30. Develop Your Palate for New Foods

Be curious and intentionally develop your palate by exploring simple ways to prepare new, nutrient-dense foods, especially those you might not typically eat, like fish or bivalves.

31. Evolve Your Palate Over Time

Approach the development of your food preferences and palate as an ongoing evolutionary process, similar to how you approach your mental health journey.

32. Learn Simple Home Cooking

Acquire knowledge and skills for preparing and cooking simple, economical, and healthy meals at home to better support your overall well-being.

33. Seek Cooking & Nutrition Coaching

Join cooking classes or seek coaching to learn new recipes, integrate brain-healthy foods, and gain community support for improving mental fitness through nutrition.

34. Debunk Food Myths

Challenge common myths that eating for brain health is complicated, time-consuming, or expensive, as these beliefs can hinder adopting beneficial dietary changes.

35. Eat Economical Red Beans

Incorporate red beans into your diet as an economical and nutrient-dense ‘power player’ food for brain health, especially when bought dried and soaked.

36. Reclaim Personal Food Sense

Take a step back and reclaim your personal sense of taste and understanding of what’s healthy, rather than letting external influences dictate your nutritional choices.

37. Support Diverse Dietary Choices

Prioritize feeding your mental health and taking care of it, regardless of your specific dietary choices (e.g., vegan, omnivore), focusing on nutrient density and overall well-being.

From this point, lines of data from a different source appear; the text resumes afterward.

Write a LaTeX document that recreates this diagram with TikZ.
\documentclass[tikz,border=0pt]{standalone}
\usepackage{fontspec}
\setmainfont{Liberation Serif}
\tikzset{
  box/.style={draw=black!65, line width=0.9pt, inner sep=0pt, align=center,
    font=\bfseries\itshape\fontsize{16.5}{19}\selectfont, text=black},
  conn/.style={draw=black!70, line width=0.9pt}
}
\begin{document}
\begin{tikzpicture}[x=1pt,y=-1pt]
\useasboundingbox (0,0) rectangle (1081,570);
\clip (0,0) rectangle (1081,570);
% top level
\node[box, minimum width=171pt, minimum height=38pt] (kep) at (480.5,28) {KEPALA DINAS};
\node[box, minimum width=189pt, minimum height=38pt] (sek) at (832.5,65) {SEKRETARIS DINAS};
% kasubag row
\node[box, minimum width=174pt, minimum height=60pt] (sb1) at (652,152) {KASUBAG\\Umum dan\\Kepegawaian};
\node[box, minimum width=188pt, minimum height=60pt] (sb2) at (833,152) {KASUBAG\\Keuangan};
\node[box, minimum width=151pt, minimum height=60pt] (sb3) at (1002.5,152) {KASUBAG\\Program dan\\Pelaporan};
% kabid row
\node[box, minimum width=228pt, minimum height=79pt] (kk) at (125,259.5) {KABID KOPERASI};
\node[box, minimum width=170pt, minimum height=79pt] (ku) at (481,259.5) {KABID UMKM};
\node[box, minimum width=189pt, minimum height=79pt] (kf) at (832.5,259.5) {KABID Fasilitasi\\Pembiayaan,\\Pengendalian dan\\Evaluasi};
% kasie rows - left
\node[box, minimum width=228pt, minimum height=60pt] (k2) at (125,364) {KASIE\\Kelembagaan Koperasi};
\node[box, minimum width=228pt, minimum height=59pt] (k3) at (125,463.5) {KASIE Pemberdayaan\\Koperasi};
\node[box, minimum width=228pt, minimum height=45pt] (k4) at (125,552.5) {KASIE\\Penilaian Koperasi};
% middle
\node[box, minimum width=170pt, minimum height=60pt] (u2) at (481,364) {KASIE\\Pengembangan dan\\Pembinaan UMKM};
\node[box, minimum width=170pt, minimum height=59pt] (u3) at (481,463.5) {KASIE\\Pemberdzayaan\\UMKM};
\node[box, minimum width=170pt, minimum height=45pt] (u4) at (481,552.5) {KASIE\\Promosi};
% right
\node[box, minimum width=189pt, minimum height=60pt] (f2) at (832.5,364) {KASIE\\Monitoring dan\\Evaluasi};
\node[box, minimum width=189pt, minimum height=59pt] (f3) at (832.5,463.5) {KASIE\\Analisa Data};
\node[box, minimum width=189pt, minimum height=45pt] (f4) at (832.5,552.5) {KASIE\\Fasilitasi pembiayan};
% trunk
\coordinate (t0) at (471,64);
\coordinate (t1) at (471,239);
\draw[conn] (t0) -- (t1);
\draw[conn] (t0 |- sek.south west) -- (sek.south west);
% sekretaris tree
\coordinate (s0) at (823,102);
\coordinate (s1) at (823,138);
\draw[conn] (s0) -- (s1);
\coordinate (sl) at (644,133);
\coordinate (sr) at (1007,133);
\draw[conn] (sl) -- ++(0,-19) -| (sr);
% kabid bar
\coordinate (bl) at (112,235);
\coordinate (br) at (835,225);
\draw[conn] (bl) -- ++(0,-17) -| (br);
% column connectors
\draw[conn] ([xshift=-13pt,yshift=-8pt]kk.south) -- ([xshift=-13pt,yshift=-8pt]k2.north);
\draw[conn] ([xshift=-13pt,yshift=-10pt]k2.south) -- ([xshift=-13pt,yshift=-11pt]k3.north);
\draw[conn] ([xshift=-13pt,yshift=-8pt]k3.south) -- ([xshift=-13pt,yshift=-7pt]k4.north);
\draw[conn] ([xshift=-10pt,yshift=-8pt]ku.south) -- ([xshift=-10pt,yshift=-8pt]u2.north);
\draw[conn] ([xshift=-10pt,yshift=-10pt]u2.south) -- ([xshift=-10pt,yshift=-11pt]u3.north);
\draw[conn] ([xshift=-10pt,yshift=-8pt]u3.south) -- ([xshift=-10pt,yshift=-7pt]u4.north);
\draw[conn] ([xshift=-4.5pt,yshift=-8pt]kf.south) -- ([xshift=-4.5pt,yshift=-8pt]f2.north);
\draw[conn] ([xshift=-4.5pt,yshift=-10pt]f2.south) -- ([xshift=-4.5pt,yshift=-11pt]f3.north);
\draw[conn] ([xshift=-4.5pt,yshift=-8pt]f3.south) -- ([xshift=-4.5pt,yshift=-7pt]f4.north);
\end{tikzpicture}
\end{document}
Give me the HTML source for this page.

38. Adopt Traditional Dietary Patterns

Focus on adopting a traditional dietary pattern, emphasizing real foods like those your grandparents might have eaten, rather than restrictive diets, to support mental health.

39. Understand Food Sourcing Complexity

Recognize the complex reality of food production, including the reliance of organic plant foods on animal byproducts like manure, to avoid overly simplistic views on ‘good’ versus ‘bad’ foods.

40. Practice Curiosity Before Judgment

Approach discussions about food and other complex topics with curiosity rather than immediate judgment, recognizing the nuances and avoiding uninformed strong positions.

41. Prioritize Family Time

Dedicate important, quality time to your partner and children, recognizing it as the most deeply gratifying human experience, despite not being externally rewarded.

42. Practice Deep Listening

Cultivate the habit of deep, attentive listening in your interactions, as it fosters profound understanding and connection with others, even in a distracted world.

43. Embrace Vulnerability as Strength

For men, redefine masculinity by embracing vulnerability, openness, humility, and non-defensiveness as sources of strength and emotional well-being, moving away from traditional stoicism.

44. Re-evaluate Gender Roles & Expectations

Reflect on how traditional upbringing and parental examples may have shaped your expectations of gender roles, and actively work to adapt to new ways of living and contributing in society.

45. Acknowledge Modern Life’s Gender Struggles

Recognize that both men and women face unique and evolving struggles with mental health and purpose in rapidly changing modern society.

46. Appreciate Motherhood’s Profundity

Cultivate a profound appreciation for motherhood, recognizing the incredible resilience and unique contributions of women, and advocate for better support for mothers.

47. Initiate Deeper Social Connection

For men, actively initiate and engage in deeper conversations, such as asking about family and children, to foster stronger social connections and combat isolation.

48. Acknowledge Women’s Strengths

For men, consciously acknowledge and commit to the idea that women excel in many areas, challenging traditional notions of male dominance and fostering a more balanced perspective.

49. Define Modern Masculinity

Engage in self-reflection to define what ‘good masculinity’ means in today’s evolving world, considering how to show respect and navigate relationships, especially if from a traditional cultural background.

50. Assess Diet’s Mood Impact

Reflect on how your current dietary choices personally affect your mood, energy levels, and emotional stability, as restrictive diets might not always be beneficial for mental well-being.